Version

    Filter rows based on formula

    The Filter rows based on formula step allow you to filter your data set. It can keep or remove rows based on the result of the specified formula.

    filter rows explanation
    Parameters
    • Filter action: select what to do with rows for which the formula returns true:

      • Keep rows: default, keep the rows for which the formula returns true. All other rows are removed.

      • Remove rows: remove the rows for which the formula returns true. All other rows are removed.

    • Formula: the formula (condition) which decides whether to keep or remove the rows. It must be a formula that returns true or false.

    Usage

    Filter works by evaluating the formula for each row in your data set. Based on the result (whether the formula returns true or false) and configured Filter action it will decide whether to keep the row or remove it from further processing.

    Filter step never changes the data in any way - it simply removes subset of the data from further processing based on the condition provided by the user.

    Note that when you filter, the preview will show you only subset of the records that are available in the sample. This means that the preview output might be much more limited compared to what you’ll get by running the job in full. See examples below to see this.

    Simple filtering

    To only keep rows in the contacts data set where the contact address is in Alaska, we can use filter configured like this:

    filter basic example

    The result after applying the above step may look like this:

    filter basic example result

    Notice that only 5 rows are shown in the preview. When you run the job, you will get 62 rows in the output:

    filter basic example full run

    This is because when working with interactive job editor, you are only working with a sample that has 1000 rows by default. However, when you run the job, it works with complete data set which in this case has 10000 rows and therefore also contains more than just 5 contacts from Alaska.

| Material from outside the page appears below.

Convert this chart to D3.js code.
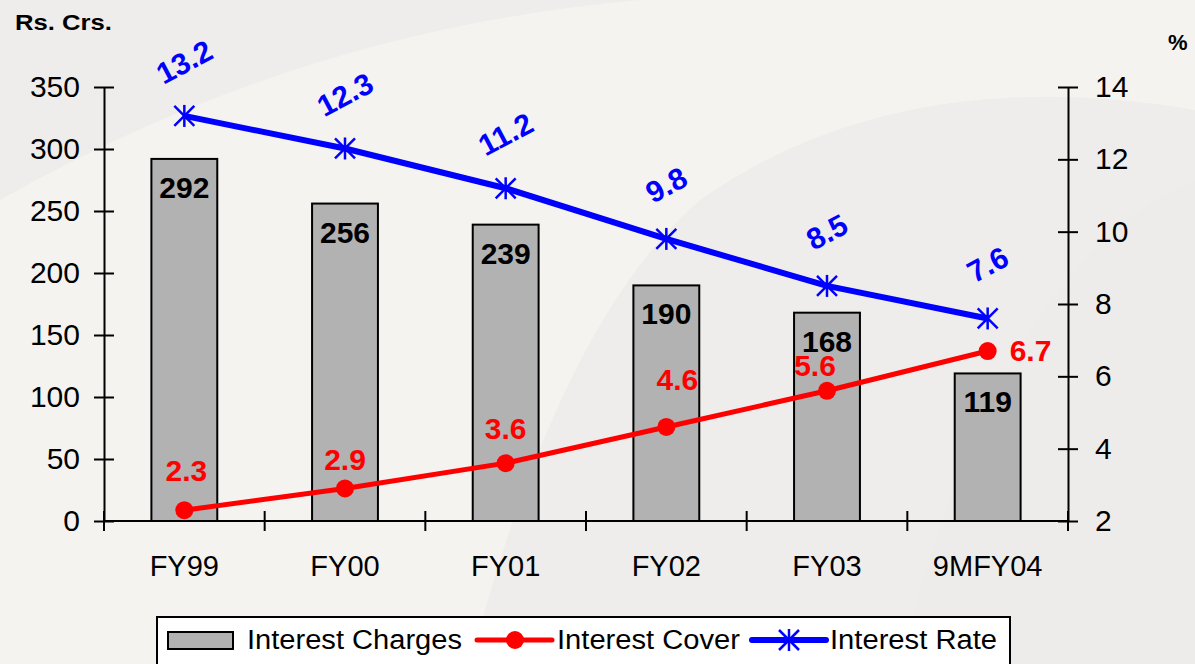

    Removing rows with empty values

    To remove rows that have empty value in certain column from your data set, you can configure the step like this:

    filter rows remove empty dob example

    Note that since $dateOfBirth is a date column, we compare with null to determine if the value is present or not.

    The same approach will work for decimal, integer and boolean columns. For string columns, you can use formula isBlank($stringColumn) instead.

    Alternatively, you can also write $stringColumn == null || $stringColumn == "" - this is less generic than using isBlank function as it does not catch values that are composed entirely of spaces.

    Filtering with more complex conditions

    In this example, we will remove all contacts who are younger than 21 years and do not have a phone number.

    filter complex example settings

    In this case we set the Filter action to Remove so that rows matching the condition are removed rather than kept in the data set.

    The formula used in the step is the following:

    dateDiff(today(), $dateOfBirth, year) < 21
    AND
    isBlank($phone)

    In the first line of the formula, we calculate the age of the customer by using a dateDiff function to calculate the difference between two dates combined with today() function to get today’s date. The result is compared with 21 to see if the customer is younger than 21.

    In the third line above we test if the $phone column is empty by using an isBlank function.

    Both parts (age test and phone test) are combined with AND operator so both conditions must be true for the formula to also return true. You can often see this operator written as &&.

    With settings like this, the step will remove small number of customers from the data. To see the full effect of the step, we can run the job to get result like this:

    filter complex example result
    Remarks
    • When working in an interactive job editor, the step works with sample. Full data set may contain more records that satisfy filtering conditions. To get full picture of your data after it has been filtered, run the job via Run job button.